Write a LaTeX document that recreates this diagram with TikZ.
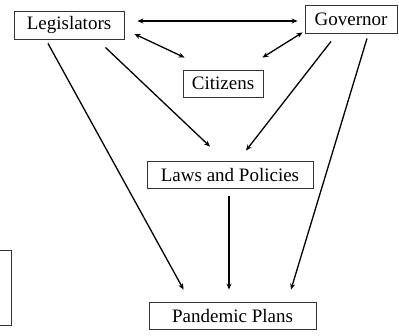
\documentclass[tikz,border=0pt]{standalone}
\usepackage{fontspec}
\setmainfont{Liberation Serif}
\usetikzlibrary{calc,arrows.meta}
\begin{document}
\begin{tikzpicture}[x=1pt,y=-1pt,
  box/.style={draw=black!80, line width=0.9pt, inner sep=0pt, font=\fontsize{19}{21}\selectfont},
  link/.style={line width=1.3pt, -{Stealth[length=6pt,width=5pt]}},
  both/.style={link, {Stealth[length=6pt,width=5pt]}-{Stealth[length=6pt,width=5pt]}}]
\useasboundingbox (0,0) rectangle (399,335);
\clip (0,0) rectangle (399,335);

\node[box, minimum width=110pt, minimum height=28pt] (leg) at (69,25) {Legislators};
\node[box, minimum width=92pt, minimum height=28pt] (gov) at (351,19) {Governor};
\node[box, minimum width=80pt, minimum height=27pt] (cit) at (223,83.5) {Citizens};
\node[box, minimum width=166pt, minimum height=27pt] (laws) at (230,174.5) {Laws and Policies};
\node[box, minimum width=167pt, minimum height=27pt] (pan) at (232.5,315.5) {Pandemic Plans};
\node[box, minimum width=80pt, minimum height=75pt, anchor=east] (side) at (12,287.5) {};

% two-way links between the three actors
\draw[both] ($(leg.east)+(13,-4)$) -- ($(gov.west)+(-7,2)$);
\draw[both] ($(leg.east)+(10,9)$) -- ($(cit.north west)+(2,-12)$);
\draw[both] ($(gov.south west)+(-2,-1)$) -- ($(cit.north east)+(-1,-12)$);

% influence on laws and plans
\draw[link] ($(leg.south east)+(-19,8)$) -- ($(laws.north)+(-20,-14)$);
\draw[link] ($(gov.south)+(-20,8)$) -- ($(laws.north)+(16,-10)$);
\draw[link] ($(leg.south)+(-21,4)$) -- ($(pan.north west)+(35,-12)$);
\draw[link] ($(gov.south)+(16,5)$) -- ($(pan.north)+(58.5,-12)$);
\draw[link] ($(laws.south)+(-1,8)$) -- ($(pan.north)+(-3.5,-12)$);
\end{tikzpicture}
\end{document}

════════════════

• _What needs to be done_
Using the material above, return every line exactly as it appears, minus the pictures.

• _Exercise result_
Write a LaTeX document that recreates this diagram with TikZ.
\documentclass[tikz,border=0pt]{standalone}
\usepackage{fontspec}
\setmainfont{Liberation Serif}
\usetikzlibrary{calc,arrows.meta}
\begin{document}
\begin{tikzpicture}[x=1pt,y=-1pt,
  box/.style={draw=black!80, line width=0.9pt, inner sep=0pt, font=\fontsize{19}{21}\selectfont},
  link/.style={line width=1.3pt, -{Stealth[length=6pt,width=5pt]}},
  both/.style={link, {Stealth[length=6pt,width=5pt]}-{Stealth[length=6pt,width=5pt]}}]
\useasboundingbox (0,0) rectangle (399,335);
\clip (0,0) rectangle (399,335);

\node[box, minimum width=110pt, minimum height=28pt] (leg) at (69,25) {Legislators};
\node[box, minimum width=92pt, minimum height=28pt] (gov) at (351,19) {Governor};
\node[box, minimum width=80pt, minimum height=27pt] (cit) at (223,83.5) {Citizens};
\node[box, minimum width=166pt, minimum height=27pt] (laws) at (230,174.5) {Laws and Policies};
\node[box, minimum width=167pt, minimum height=27pt] (pan) at (232.5,315.5) {Pandemic Plans};
\node[box, minimum width=80pt, minimum height=75pt, anchor=east] (side) at (12,287.5) {};

% two-way links between the three actors
\draw[both] ($(leg.east)+(13,-4)$) -- ($(gov.west)+(-7,2)$);
\draw[both] ($(leg.east)+(10,9)$) -- ($(cit.north west)+(2,-12)$);
\draw[both] ($(gov.south west)+(-2,-1)$) -- ($(cit.north east)+(-1,-12)$);

% influence on laws and plans
\draw[link] ($(leg.south east)+(-19,8)$) -- ($(laws.north)+(-20,-14)$);
\draw[link] ($(gov.south)+(-20,8)$) -- ($(laws.north)+(16,-10)$);
\draw[link] ($(leg.south)+(-21,4)$) -- ($(pan.north west)+(35,-12)$);
\draw[link] ($(gov.south)+(16,5)$) -- ($(pan.north)+(58.5,-12)$);
\draw[link] ($(laws.south)+(-1,8)$) -- ($(pan.north)+(-3.5,-12)$);
\end{tikzpicture}
\end{document}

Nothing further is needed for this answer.